ESTADOS UNIDOS.- George Floyd se había contagiado de coronavirus, le habían despedido del trabajo como consecuencia de la pandemia y murió bajo la rodilla de un policía blanco.
La historia de este hombre de 46 años cuyo nombre y agonía han dado la vuelta al mundo se pierde en la selva de estadísticas que cuentan lo que hoy significa ser negro en Estados Unidos.
Medio siglo después del ocaso de las leyes de segregación, más de 150 años después de la abolición de la esclavitud, y logradas cotas tan simbólicas como la de un presidente afroamericano, blancos y negros no viven la misma vida y, en muchos casos, en sentido literal, no habitan el mismo trozo de tierra.

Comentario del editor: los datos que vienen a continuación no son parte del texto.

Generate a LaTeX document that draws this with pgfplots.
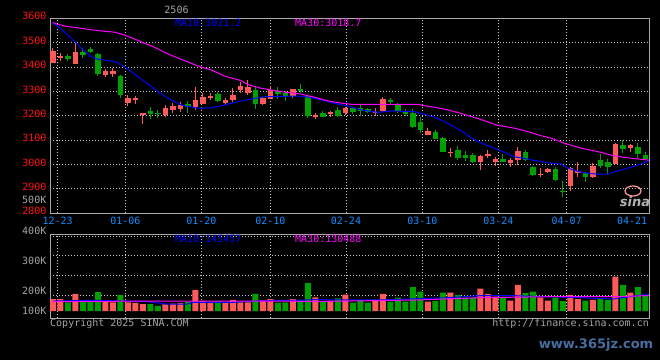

Los primeros siguen ganando más dinero que los segundos, gozan de mejor salud y tienen muchas menos probabilidades de acabar sus días en el suelo retenidos por cuatro agentes de policía, durante ocho minutos y 46 segundos mientras claman en público: “No puedo respirar”.

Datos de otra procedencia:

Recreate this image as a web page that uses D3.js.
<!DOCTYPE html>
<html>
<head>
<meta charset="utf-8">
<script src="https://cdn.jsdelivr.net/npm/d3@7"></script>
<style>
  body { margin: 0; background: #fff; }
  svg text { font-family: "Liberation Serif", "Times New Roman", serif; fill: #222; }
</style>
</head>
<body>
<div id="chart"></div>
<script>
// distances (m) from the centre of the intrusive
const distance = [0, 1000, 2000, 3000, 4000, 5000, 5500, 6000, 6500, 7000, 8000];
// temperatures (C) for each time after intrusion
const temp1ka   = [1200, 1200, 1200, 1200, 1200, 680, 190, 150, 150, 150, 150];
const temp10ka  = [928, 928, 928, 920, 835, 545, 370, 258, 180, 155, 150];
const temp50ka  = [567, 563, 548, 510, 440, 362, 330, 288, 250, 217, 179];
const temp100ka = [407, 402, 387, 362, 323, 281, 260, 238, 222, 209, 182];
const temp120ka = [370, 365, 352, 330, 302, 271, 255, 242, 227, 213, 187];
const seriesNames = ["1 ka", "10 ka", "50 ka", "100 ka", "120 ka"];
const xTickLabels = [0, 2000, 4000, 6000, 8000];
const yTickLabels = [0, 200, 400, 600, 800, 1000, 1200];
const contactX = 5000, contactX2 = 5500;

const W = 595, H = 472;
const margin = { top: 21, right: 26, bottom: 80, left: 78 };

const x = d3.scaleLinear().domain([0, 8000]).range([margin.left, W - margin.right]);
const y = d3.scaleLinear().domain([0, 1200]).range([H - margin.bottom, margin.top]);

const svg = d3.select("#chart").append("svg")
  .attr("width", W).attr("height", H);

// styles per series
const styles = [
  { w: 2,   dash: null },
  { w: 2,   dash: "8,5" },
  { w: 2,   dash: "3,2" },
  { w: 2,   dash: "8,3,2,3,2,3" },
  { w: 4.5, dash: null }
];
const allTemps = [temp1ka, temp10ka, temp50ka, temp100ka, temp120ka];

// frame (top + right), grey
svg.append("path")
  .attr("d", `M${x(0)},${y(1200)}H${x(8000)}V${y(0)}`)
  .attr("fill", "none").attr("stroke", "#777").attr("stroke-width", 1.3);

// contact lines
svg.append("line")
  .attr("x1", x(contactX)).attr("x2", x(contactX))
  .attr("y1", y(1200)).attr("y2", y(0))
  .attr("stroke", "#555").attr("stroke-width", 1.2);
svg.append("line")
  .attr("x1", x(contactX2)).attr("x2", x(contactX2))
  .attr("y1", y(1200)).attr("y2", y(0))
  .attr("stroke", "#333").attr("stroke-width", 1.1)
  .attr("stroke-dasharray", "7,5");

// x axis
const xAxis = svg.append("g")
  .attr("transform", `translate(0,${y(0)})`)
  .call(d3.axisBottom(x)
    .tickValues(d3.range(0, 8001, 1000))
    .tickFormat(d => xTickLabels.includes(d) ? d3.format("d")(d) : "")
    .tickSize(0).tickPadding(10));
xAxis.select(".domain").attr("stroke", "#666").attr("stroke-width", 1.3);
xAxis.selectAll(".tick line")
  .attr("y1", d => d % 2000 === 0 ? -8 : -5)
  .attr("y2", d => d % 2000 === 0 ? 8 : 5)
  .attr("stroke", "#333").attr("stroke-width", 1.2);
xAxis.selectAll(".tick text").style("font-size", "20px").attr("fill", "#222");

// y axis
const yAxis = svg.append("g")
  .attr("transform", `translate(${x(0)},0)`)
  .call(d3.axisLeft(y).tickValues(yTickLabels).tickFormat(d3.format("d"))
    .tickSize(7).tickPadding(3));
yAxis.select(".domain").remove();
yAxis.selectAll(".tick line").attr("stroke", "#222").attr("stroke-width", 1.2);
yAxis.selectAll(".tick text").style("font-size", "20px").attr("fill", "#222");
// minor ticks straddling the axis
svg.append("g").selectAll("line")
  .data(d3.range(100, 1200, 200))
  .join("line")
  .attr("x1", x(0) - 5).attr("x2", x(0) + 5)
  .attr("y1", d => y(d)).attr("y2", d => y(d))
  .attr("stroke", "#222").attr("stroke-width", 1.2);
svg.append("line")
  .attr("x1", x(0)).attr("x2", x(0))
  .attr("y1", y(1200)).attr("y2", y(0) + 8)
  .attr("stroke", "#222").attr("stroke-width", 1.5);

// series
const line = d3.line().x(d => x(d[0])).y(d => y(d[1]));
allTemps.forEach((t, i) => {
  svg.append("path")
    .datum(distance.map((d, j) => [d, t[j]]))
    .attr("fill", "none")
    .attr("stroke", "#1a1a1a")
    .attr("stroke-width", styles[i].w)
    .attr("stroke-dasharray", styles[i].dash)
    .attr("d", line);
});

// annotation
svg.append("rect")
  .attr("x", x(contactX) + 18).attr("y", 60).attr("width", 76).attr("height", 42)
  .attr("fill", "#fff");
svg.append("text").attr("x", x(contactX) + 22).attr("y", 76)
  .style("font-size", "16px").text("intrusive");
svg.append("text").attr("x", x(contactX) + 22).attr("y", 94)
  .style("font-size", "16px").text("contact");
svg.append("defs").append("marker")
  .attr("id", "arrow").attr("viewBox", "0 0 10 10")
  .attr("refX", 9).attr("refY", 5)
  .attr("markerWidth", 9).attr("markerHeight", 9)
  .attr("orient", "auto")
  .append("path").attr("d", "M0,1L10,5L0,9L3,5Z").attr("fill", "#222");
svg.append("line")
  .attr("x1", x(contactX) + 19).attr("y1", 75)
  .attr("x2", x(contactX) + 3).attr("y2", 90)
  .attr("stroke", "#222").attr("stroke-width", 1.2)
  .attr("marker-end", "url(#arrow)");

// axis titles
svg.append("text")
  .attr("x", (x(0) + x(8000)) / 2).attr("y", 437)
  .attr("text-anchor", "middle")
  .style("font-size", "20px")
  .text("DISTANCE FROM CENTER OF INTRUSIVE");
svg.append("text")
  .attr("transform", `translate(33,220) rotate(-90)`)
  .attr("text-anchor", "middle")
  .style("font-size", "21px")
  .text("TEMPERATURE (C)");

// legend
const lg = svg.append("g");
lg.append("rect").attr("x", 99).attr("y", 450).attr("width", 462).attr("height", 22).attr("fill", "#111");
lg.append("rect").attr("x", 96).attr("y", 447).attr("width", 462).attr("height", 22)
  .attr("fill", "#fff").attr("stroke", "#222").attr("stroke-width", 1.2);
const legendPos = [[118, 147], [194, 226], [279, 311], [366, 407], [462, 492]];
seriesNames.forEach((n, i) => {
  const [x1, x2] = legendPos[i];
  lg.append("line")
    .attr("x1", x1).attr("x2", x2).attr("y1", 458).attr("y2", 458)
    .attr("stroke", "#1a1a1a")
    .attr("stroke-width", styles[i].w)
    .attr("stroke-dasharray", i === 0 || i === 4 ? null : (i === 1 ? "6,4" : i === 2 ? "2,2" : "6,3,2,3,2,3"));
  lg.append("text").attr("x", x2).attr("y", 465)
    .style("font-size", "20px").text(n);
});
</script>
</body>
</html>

Ese fue el final de Floyd el pasado 25 de mayo en la ciudad de Minneapolis (en el Estado norteño de Minnesota), un caso de brutalidad policial que ha encendido la oleada de protestas contra el racismo más generalizada e intensa desde el asesinato de Martin Luther King, traspasando incluso fronteras.
Su nombre es el último de una larga lista de muertes incomprensibles a manos de fuerzas de seguridad, la manifestación extrema de un sesgo racista que sobrevive en el consciente e inconsciente de este país, un tipo de segregación distinta de la legal, económica en buena medida, que se mantiene con el paso de las décadas.